We’ve never had such an act because of our First Amendment. In fact, one was almost inadvertently passed by Congress in the year 2000, but it was vetoed by President Clinton as a clear cut violation of the First Amendment.
And he cited in his opinion accompanying that, some of the opinions in the Pentagon Papers case of half a century ago that had resulted from my disclosure of information that I had authorized possession of, as a contractor to the government at that time : 7000 pages of top secret documents about the history of U.S. decision making in Vietnam, which disclosed repeated sequence, by four different presidents, of lies and in effect, violations of the Constitution, treaties and in particular misleading Congress as to the costs for war. I was facing 115 years in prison, but not for Official Secrets Act, which we don’t have.
It was an experiment by President Nixon to use our Espionage Act, which had always been directed and intended for U.S. spies, giving information secretly to a foreign government, especially in time of war. It had never been used as it was by Nixon, in my case, as a substitute for an Official Secrets Act, for disclosure to the public, with no indication of my intentions there, but simply to hold that doing that was a violation.
That was dismissed on grounds of government criminality against me and there never has been a Supreme Court decision on whether using the Espionage Act, as is now facing Julian Assange as a basis for an attempt to extradite him from Britain to the U.S., was constitutional.
They’ve never received it, even though there have been dozens of cases since then. Since my case in which the act was used as if it were an Official Secrets Act, in effect making it a reliable substitute for withholding from the public any information the government doesn’t want it to have, which is an enormous amount of information.
Up until the Julian Assange indictment, the act, however, had never been used as an Official Secrets Act against other than sources like myself, who had possession of information, who disclosed it to the public.
It had never being used against a journalist, like Julian Assange, although in each case of course, of such disclosures or leaks, some form or media was involved, and many, many people involved. But they had never been indicted for that before.
Actually, if you’re going to use the act against a journalist in blatant violation of the First Amendment’s denial of Congress’s ability to criminalize acts by journalists, by the press, the First Amendment is essentially gone.

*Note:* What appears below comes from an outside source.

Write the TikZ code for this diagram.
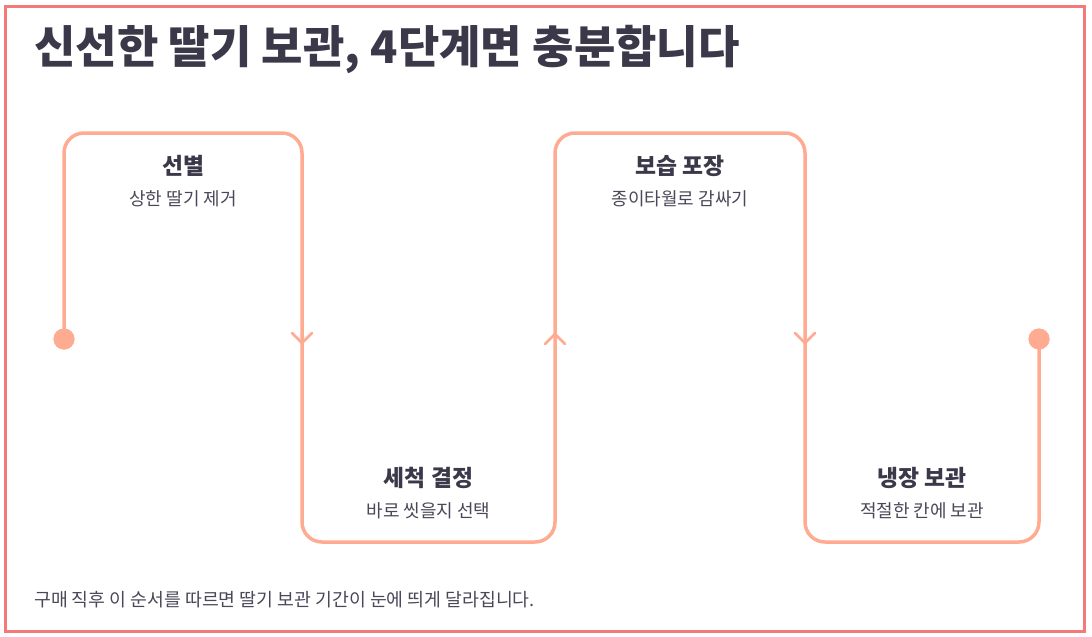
\documentclass[tikz,border=0pt]{standalone}
\usepackage{fontspec}
\newfontfamily\kr{Noto Sans CJK KR}
\definecolor{linec}{HTML}{FFAB91}
\definecolor{borderc}{HTML}{F47A7A}
\definecolor{ink}{HTML}{3A3849}
\definecolor{subink}{HTML}{4A4858}
\tikzset{
  flow/.style={draw=linec, line width=3.5pt, rounded corners=20pt},
  chev/.style={draw=linec, line width=2.5pt, line cap=round, line join=round},
  dotnode/.style={circle, fill=linec, minimum size=21pt, inner sep=0pt},
  steptitle/.style={font=\kr\bfseries\fontsize{22.8}{26}\selectfont, text=ink, inner sep=0pt},
  stepsub/.style={font=\kr\fontsize{18}{22}\selectfont, text=subink, inner sep=0pt},
}
\begin{document}
\begin{tikzpicture}[x=1pt,y=-1pt]
\useasboundingbox (0,0) rectangle (1092,637);
\draw[borderc, line width=3pt] (5.5,6.5) rectangle (1084.5,631);

\node[anchor=base west, inner sep=0pt, font=\kr\bfseries\fontsize{45}{54}\selectfont, text=ink] (title) at (34,63) {신선한 딸기 보관, 4단계면 충분합니다};

\coordinate (c1) at (64,133);
\coordinate (c2) at (302,133);
\coordinate (c3) at (302,542);
\coordinate (c4) at (555,542);
\coordinate (c5) at (555,133);
\coordinate (c6) at (805,133);
\coordinate (c7) at (805,542);
\coordinate (c8) at (1039,542);
\node[dotnode] (s) at (64,339) {};
\node[dotnode] (e) at (1039,339) {};

\draw[flow] (s.center) -- (c1) -- (c2) -- (c3) -- (c4) -- (c5) -- (c6) -- (c7) -- (c8) -- (e.center);
\node[dotnode] at (s) {};
\node[dotnode] at (e) {};

\coordinate (a1) at (302,343);
\coordinate (a2) at (555,334);
\coordinate (a3) at (805,343);
\draw[chev] (a1) ++(-10,-10) -- (a1) -- ++(10,-10);
\draw[chev] (a2) ++(-10,10) -- (a2) -- ++(10,10);
\draw[chev] (a3) ++(-10,-10) -- (a3) -- ++(10,-10);

\node[steptitle] (t1) at (183,166) {선별};
\node[stepsub] (s1) at (183,199) {상한 딸기 제거};
\node[steptitle] (t2) at (428.5,478) {세척 결정};
\node[stepsub] (s2) at (428.5,511) {바로 씻을지 선택};
\node[steptitle] (t3) at (680,166) {보습 포장};
\node[stepsub] (s3) at (680,199) {종이타월로 감싸기};
\node[steptitle] (t4) at (922,478) {냉장 보관};
\node[stepsub] (s4) at (922,511) {적절한 칸에 보관};

\node[anchor=base west, inner sep=0pt, font=\kr\fontsize{18.3}{22}\selectfont, text=subink] (foot) at (34,606) {구매 직후 이 순서를 따르면 딸기 보관 기간이 눈에 띄게 달라집니다.};
\end{tikzpicture}
\end{document}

They say we were the first to have it. We fought a war of independence and established a constitution. So we have a First Amendment. Britain does not, where Julian now is, and they have an Official Secrets Act, which we don’t.
If we acquire that, we give up the main result, I would say, of that War of Independence, in the sense that we are no longer really a Republic, or a Democracy. We have monarchical powers, imperial powers, formally, and every empire requires secrecy to cloak its acts of violence that maintain it as an empire. It’s a major change from our former government.
The fact is that the Espionage Act is even broader than the British Official Secrets Act, and that’s why Congress, people in Congress who wanted to uphold secrecy have given up trying to pass a formal Official Secrets Act.
They prefer the Espionage Act because the wording of that act—so far not used against a journalist until Julian Assange, and not used beyond a journalist to someone who simply receives the information or possesses and maintains it without giving it to an authorized authority—that is covered by the language of the Espionage Act.
To challenge that, a year ago I released a top secret document on the Taiwan Straits Crisis of 1958—that long ago—in which the U.S. came close to using nuclear weapons to uphold the protection of Taiwan from mainland China, an issue which is now very much facing us this year.
And I challenged that as someone who had held out and refused to give it to an authorized authority for all these years, in order to raise in court for the first time whether we can take the plain language of the Espionage Act as controlling and overruling basically the First Amendment.
To go further this year in connection with the attempt to extradite Julian Assange, I also revealed the fact that I had been as subject to indictment as Julian all this time since 2010, because I had possessed the information which he released to the newspapers before he did that. He conveyed it to me before he did that as a backup to what he was doing for the press.
In the plain language of the act then, as someone who possessed that information and did not disclose it to an authorized person, who retained it, I, like actually every reader of the Times — The New York Times, The Guardian, El Pais, Le Monde, who received and published that information, every reader all over the world comes under the plain language of that act.
I’m in effect—same with Julian—I am prepared to face a test of that act going up to the Supreme Court if necessary, and restoring our status as a republic.
I call on President Biden either to indict me, along with Julian Assange and others, or to drop this unconstitutional attempt to extradite Julian—I wouldn’t have to be extradited—or to prosecute either of us in these courts. That is really the only way for him to restore our status as a Republic and a democracy.